On a beaucoup vu les Français en première semaine, que ce soit Nacer Bouhanni, Pierre Rolland ou Alexis Vuillermoz, est-ce le signe qu’ils ont désormais cœur à briller sur le Tour d’Italie ?
Tout le monde a toujours eu cœur à briller sur le Tour d’Italie. En avoir la capacité, c’est une chose différente. Il semble que cette année les coureurs français aient le niveau. On ne le découvre pas. Cela fait presque deux ans qu’on voit une génération capable de briller au plus haut niveau, et encore plus sur les Grands Tours. Nacer Bouhanni n’a fait que confirmer au plus haut niveau ce qu’on attend de lui, Pierre Rolland n’est pas une découverte… Leur niveau leur permet de briller. Et on a avec Ag2r La Mondiale une des équipes les plus solides de ce Giro autour de Domenico Pozzovivo. On devrait la retrouver aux avant-postes dès que les routes vont s’élever.
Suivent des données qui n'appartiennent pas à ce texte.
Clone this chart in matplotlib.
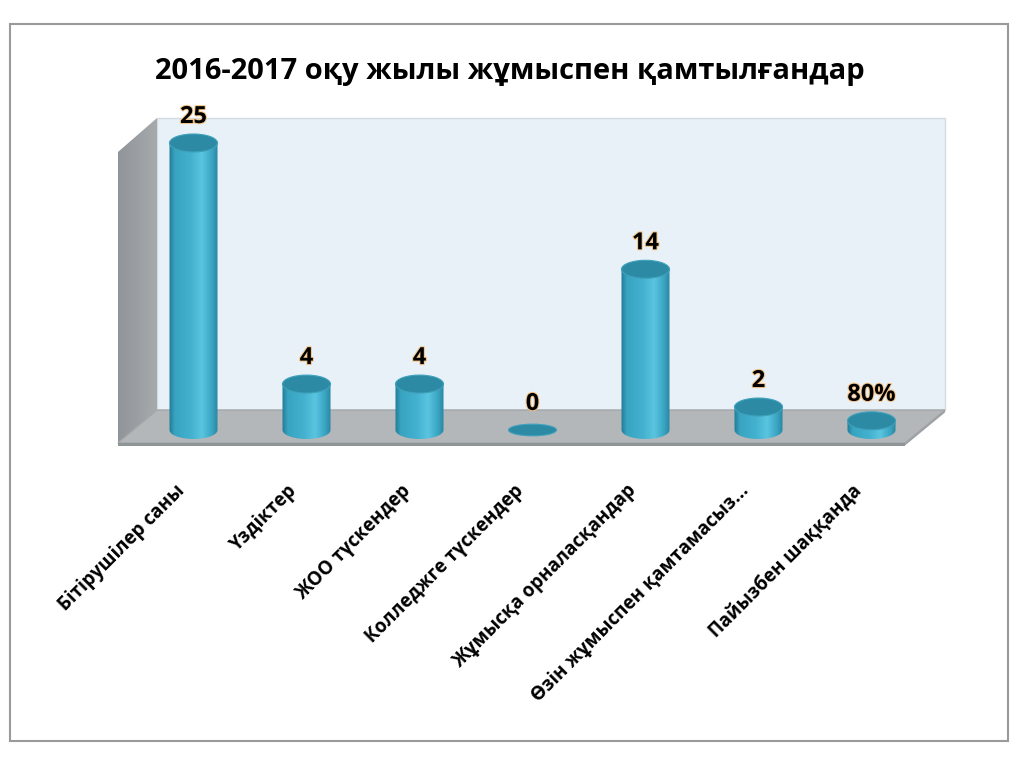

Qu’a-t-il manqué à Pierre Rolland pour réussir son coup samedi vers Montecopiolo ?
Deux fois rien, 200 mètres je dirais. Pierre Rolland nous a enthousiasmés même si sur le coup on a été un peu surpris de son attaque. Finalement il nous a presque tous donné tort. Il a failli transformer l’essai de façon magistrale, on peut lui tirer un grand coup de chapeau. Il a apporté à cette étape le supplément d’âme qui lui manquait. Mais l’attaque de Daniel Moreno l’a condamné. On peut aussi être surpris de l’attitude de l’équipe Ag2r La Mondiale qui a roulé sur cette journée-là mais qui n’a pas attaqué dans le final… C’est peut-être ce qui le condamne réellement. Il a failli aller au bout, on y a tous cru. Il avait la force physique, il a plutôt bien couru, il ne lui a manqué qu’un peu de chance. 200 mètres. Mais on ne devrait pas tarder à le revoir devant.